Tucson's El Rio Golf Course has been losing money and has no cash for capital upgrades.
Grand Canyon University wants to expand and Tucson is near the top of its list.
Serious talks are underway between the city and the university about expanding here. Where to build seems the only decision left.
For the time being, it appears El Rio is a logical choice for the University and the City of Tucson.
Tucson economic development officials and the University are talking about that in ongoing conversations.
"We're at a point where we're both very happy," says Ward 1 City Council member Regina Romero.
Grand Canyon's General Counsel Brian Roberts told News 13 "I can't comment on any specific site but land is important."

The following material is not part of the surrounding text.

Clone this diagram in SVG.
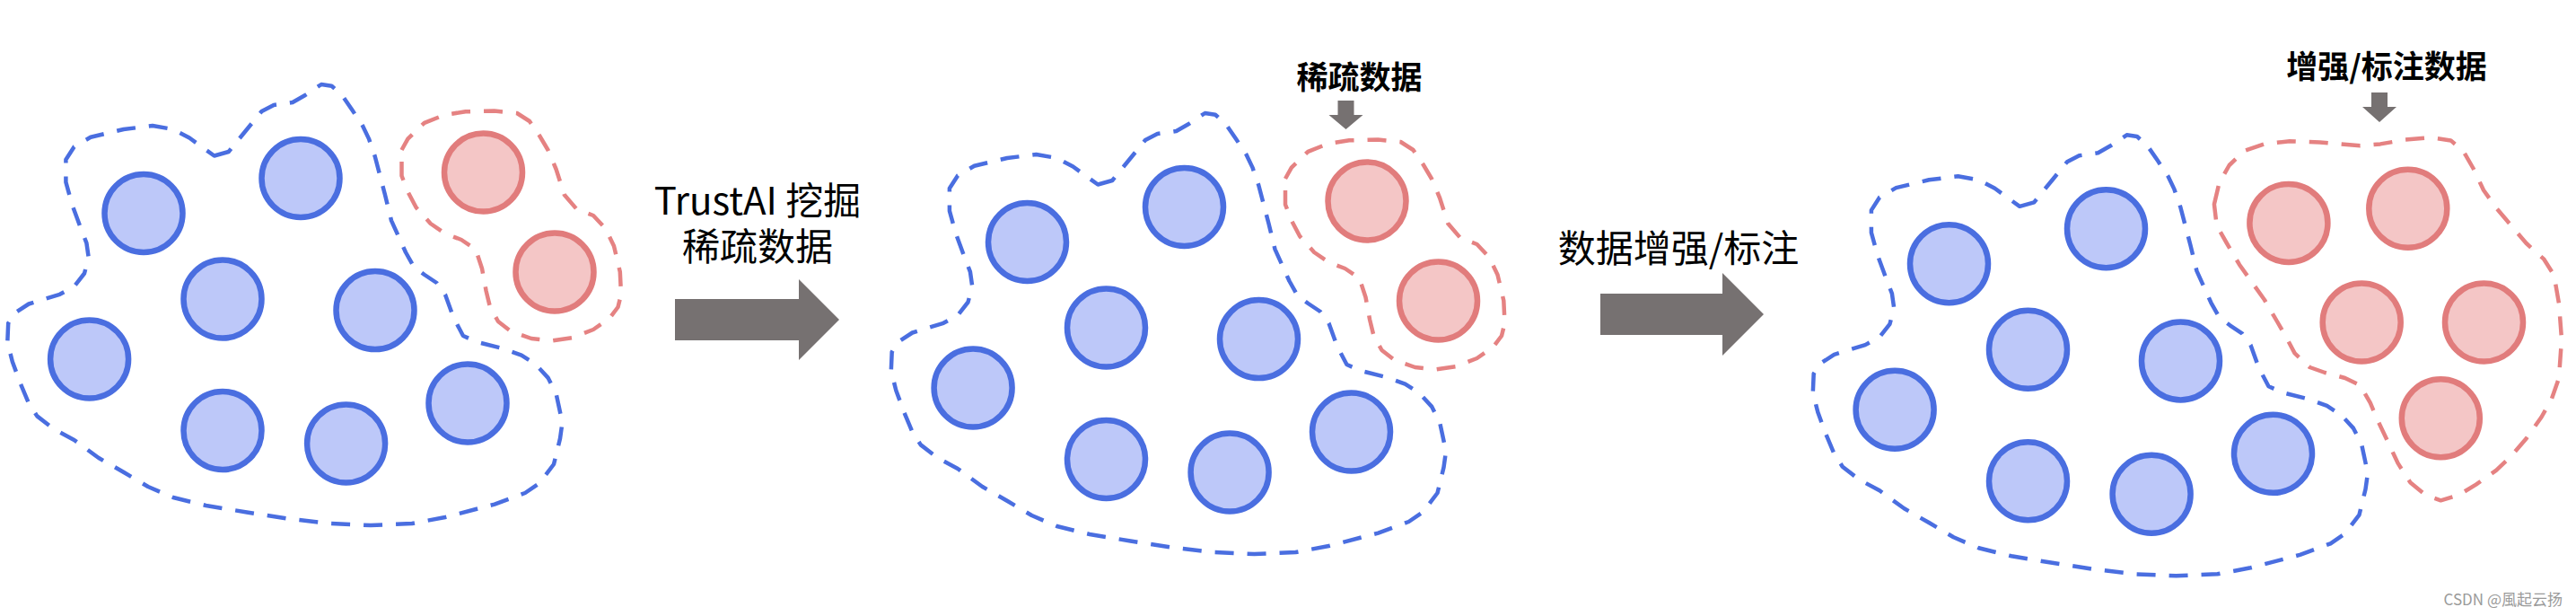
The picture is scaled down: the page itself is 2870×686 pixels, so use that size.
<svg xmlns="http://www.w3.org/2000/svg" xmlns:xlink="http://www.w3.org/1999/xlink" width="2870" height="686" viewBox="0 0 2870 686">
<style>
.b{fill:#bdc8f9;stroke:#4a6ee0;stroke-width:6.5}
.r{fill:#f4c6c6;stroke:#e17c7c;stroke-width:6.5}
.db{fill:none;stroke:#4a6ee0;stroke-width:4.5;stroke-dasharray:21 15;stroke-linejoin:round}
.dr{fill:none;stroke:#e58282;stroke-width:4.5;stroke-dasharray:21 15;stroke-linejoin:round}
.arr{fill:#767171}
.t{font-family:"Noto Sans CJK SC","Noto Sans",sans-serif;fill:#000;text-anchor:middle}
.lb{font-family:"Noto Sans CJK SC",sans-serif;font-weight:bold;font-size:35px;fill:#000;text-anchor:middle}
</style>
<defs>
<path id="blueBlob" d="M238.7,173.5 L254.7,169 L291.5,124 L305,117 L326,114 L340,106 L358,94 L369.5,95.7 L381,106 L392.4,122.5 L404,140 L411,154.6 L417.7,174 L429,217 L436,245.6 L452,281 L461,297 L473,306 L486.5,315 L496,328 L505,353 L516,374 L532,381 L560,388 L581,395.6 L597,406 L610.5,420.6 L619.6,438.4 L626.5,470.6 L624,488.4 L617,517 L601,538 L585,549 L551,561.6 L496,576 L459,583 L413,585 L367,583 L321,577.6 L275,570.5 L229.5,563 L193,554 L165,542 L138,526 L110,510 L82.6,490 L59.7,477.7 L41.3,463.4 L32,449 L23,427.7 L13.8,402.7 L8.3,381 L9.2,360 L16,349 L32,338.5 L66.6,327.8 L82.6,319 L94,304.5 L98.7,286.7 L96.4,270.6 L89.5,252.8 L80.3,227.8 L73.4,202.8 L73.4,177.8 L82.6,163.5 L101,152.8 L137.7,144 L170,140 L193,144 L211,153.5 L229.5,167 Z"/>
<path id="redBlob" d="M447.5,167 L454.4,154.6 L472.8,136.8 L495.7,127.8 L518.7,124.3 L550.8,123.5 L576,126 L590,135 L601,151 L610.5,167 L619.6,188.5 L628.8,217 L642.6,233 L661,240 L674.7,254.6 L684,274 L690.8,302.8 L692,327.8 L688.5,342 L679,354.5 L661,367 L638,376 L615,379.5 L592,377 L569,368.8 L555,358 L546,342 L541.6,324 L537,299 L530,277.8 L514,267 L495.7,260 L479.7,249 L463.6,231 L454.4,213.5 L447.5,195.7 Z"/>
<g id="blueSet">
<circle class="b" cx="160" cy="237.5" r="43.5"/>
<circle class="b" cx="335" cy="198.5" r="43.5"/>
<circle class="b" cx="248" cy="333" r="43.5"/>
<circle class="b" cx="418" cy="345.6" r="43.5"/>
<circle class="b" cx="99.6" cy="400" r="43.5"/>
<circle class="b" cx="248" cy="479.5" r="43.5"/>
<circle class="b" cx="385.6" cy="494" r="43.5"/>
<circle class="b" cx="521" cy="449" r="43.5"/>
</g>
</defs>
<rect width="2870" height="686" fill="#ffffff"/>

<g id="panel1">
<use xlink:href="#blueBlob" class="db"/>
<use xlink:href="#redBlob" class="dr"/>
<use xlink:href="#blueSet"/>
<circle class="r" cx="538.5" cy="192" r="43.5"/>
<circle class="r" cx="618" cy="303" r="43.5"/>
</g>

<g id="panel2" transform="translate(984.5,32)">
<use xlink:href="#blueBlob" class="db"/>
<use xlink:href="#redBlob" class="dr"/>
<use xlink:href="#blueSet"/>
<circle class="r" cx="538.5" cy="192" r="43.5"/>
<circle class="r" cx="618" cy="303" r="43.5"/>
</g>

<g id="panel3">
<use xlink:href="#blueBlob" class="db" transform="translate(2011.5,56.3)"/>
<path class="dr" d="M2466.9,227.5 L2472.5,203.8 L2483.7,184 L2500.5,168 L2523,160.4 L2551,157.2 L2584.7,158.4 L2607,160.4 L2629.5,162.3 L2652,160.4 L2680,155.6 L2708,153.2 L2730.5,156.4 L2744.5,168.3 L2755.8,188 L2767,211.7 L2781,231.5 L2797.8,251.2 L2814.7,271 L2834.3,288.7 L2845.5,306.5 L2851,338 L2854,377.6 L2851,421 L2842.7,444.8 L2831.5,464.5 L2814.7,488.2 L2797.8,508 L2781,523.8 L2758.6,539.6 L2739,551.4 L2719.3,557.3 L2702.5,551.4 L2685.6,537.6 L2671.6,515.9 L2660.4,492 L2649.2,468.5 L2640.8,448.7 L2629.5,429 L2612.7,421 L2590.3,415 L2573.4,409 L2556.6,393.4 L2548.2,377.6 L2537,358 L2523,334 L2509,314.4 L2495,294.7 L2481,271 L2469.7,251.2 Z"/>
<use xlink:href="#blueSet" transform="translate(2011.5,56.3)"/>
<circle class="r" cx="2549.9" cy="248.4" r="43.5"/>
<circle class="r" cx="2682.8" cy="232.2" r="43.5"/>
<circle class="r" cx="2631.2" cy="359" r="43.5"/>
<circle class="r" cx="2767.5" cy="359" r="43.5"/>
<circle class="r" cx="2719.3" cy="465.7" r="43.5"/>
</g>

<g id="connectors">
<polygon class="arr" points="752,333 890,333 890,311 935,356 890,401 890,379 752,379"/>
<polygon class="arr" points="1783,327 1919,327 1919,304 1965,350 1919,396 1919,373 1783,373"/>
<polygon class="arr" points="1490.5,112 1508.5,112 1508.5,128 1518.5,128 1499.5,144 1480.5,128 1490.5,128"/>
<polygon class="arr" points="2642,103 2660,103 2660,119 2670,119 2651,136 2632,119 2642,119"/>
</g>

<g id="labels">
<text class="t" font-size="42"><tspan x="844" y="239">TrustAI 挖掘</tspan><tspan x="844" y="290">稀疏数据</tspan></text>
<text class="t" x="1870" y="292" font-size="42">数据增强/标注</text>
<text class="lb" x="1514.6" y="99">稀疏数据</text>
<text class="lb" x="2659" y="87">增强/标注数据</text>
<text x="2855" y="674" font-family="Noto Sans CJK SC, sans-serif" font-size="17" fill="#9a9a9a" text-anchor="end">CSDN @風起云扬</text>
</g>
</svg>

This land is especially important.
Grand Canyon says it needs about 100 acres to build a campus for about 5,000 students.
El Rio golf property is 105 acres so the size fits.
Roberts also said the site needs to have "infrastructure and accessibility for students."
The property is a stone's throw west of I-10 which will make it convenient for students.
But there's also a couple of concerns.
El Rio was home to the PGA Championship Tour stop for many years. Players like Sam Snead, Ben Hogan and Lee Trevino played there giving it a storied history.
Many Tucsonan's have an emotional attachment.
The property is also adjacent to Barrio Hollywood. A college campus could be very disruptive.
"We want to make sure we bring an economic opportunity to Tucson but at the same time that we recognize the impact that that could cause to the immediate neighbors," says Romero.
Tucson doesn't have much time to solve those issues.
"We'd like to make an announcement in the next four to six weeks," Roberts says.
Roberts says the University has been in touch with high schools, churches, TREO and community officials.
"It's all been positive," Roberts said. And he added he could not think of a negative.
He says the University has already ruled out Las Vegas and Albuquerque for the time being saying "we're focused on the East Valley (Phoenix) and Tucson."
But he adds it doesn't mean one will win the other lose.
"It doesn't have to be either or," He says. "It could be both."
TREO has estimated a campus of that size could be worth $1.6 billion in economic development to Tucson with several hundred jobs added.
When asked about the expansion Roberts said "nothing is 100% but the question is where we would expand and when."
Romero says the talks include "how we can have a win-win for everyone to feel good about."